#### DATA PROVIDED

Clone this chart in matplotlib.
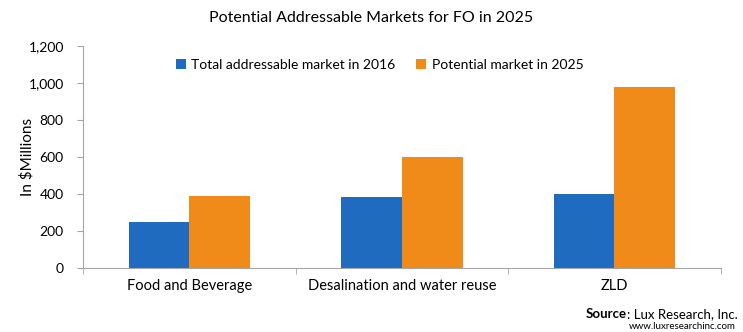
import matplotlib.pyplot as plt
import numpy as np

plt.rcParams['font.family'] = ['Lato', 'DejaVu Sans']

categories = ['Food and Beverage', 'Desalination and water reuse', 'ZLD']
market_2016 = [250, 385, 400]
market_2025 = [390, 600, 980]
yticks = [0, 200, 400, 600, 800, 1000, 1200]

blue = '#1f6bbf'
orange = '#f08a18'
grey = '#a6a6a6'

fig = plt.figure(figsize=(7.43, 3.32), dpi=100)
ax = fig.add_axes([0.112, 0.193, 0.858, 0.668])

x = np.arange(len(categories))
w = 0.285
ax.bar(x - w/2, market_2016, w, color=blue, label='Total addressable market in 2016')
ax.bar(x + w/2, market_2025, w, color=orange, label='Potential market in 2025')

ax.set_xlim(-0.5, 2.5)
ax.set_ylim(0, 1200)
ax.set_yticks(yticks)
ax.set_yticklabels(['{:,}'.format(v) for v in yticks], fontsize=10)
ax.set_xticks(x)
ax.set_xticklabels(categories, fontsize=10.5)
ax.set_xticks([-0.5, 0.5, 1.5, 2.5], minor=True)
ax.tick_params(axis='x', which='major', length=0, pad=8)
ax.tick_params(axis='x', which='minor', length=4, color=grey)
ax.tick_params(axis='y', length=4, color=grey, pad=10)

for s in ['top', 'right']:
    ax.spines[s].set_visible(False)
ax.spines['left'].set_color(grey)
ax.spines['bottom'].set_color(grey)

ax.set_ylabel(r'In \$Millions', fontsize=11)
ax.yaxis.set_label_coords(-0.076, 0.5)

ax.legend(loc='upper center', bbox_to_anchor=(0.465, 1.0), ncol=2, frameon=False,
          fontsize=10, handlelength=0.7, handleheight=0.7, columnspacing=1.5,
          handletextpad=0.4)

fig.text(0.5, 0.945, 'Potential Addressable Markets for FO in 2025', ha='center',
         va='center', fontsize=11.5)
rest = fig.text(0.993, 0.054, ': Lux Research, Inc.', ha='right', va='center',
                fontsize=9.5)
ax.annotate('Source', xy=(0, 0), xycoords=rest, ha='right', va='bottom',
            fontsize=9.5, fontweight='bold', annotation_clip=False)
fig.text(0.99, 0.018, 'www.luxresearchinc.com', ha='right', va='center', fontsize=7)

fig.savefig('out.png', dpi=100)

########

» **TO BE DONE**
Reproduce the material above from its first line through the line containing "ax.spines['bottom'].set_color(grey)", both ends included, and skip every picture.

» **ANSWER TO THIS PROBLEM**
Clone this chart in matplotlib.
import matplotlib.pyplot as plt
import numpy as np

plt.rcParams['font.family'] = ['Lato', 'DejaVu Sans']

categories = ['Food and Beverage', 'Desalination and water reuse', 'ZLD']
market_2016 = [250, 385, 400]
market_2025 = [390, 600, 980]
yticks = [0, 200, 400, 600, 800, 1000, 1200]

blue = '#1f6bbf'
orange = '#f08a18'
grey = '#a6a6a6'

fig = plt.figure(figsize=(7.43, 3.32), dpi=100)
ax = fig.add_axes([0.112, 0.193, 0.858, 0.668])

x = np.arange(len(categories))
w = 0.285
ax.bar(x - w/2, market_2016, w, color=blue, label='Total addressable market in 2016')
ax.bar(x + w/2, market_2025, w, color=orange, label='Potential market in 2025')

ax.set_xlim(-0.5, 2.5)
ax.set_ylim(0, 1200)
ax.set_yticks(yticks)
ax.set_yticklabels(['{:,}'.format(v) for v in yticks], fontsize=10)
ax.set_xticks(x)
ax.set_xticklabels(categories, fontsize=10.5)
ax.set_xticks([-0.5, 0.5, 1.5, 2.5], minor=True)
ax.tick_params(axis='x', which='major', length=0, pad=8)
ax.tick_params(axis='x', which='minor', length=4, color=grey)
ax.tick_params(axis='y', length=4, color=grey, pad=10)

for s in ['top', 'right']:
    ax.spines[s].set_visible(False)
ax.spines['left'].set_color(grey)
ax.spines['bottom'].set_color(grey)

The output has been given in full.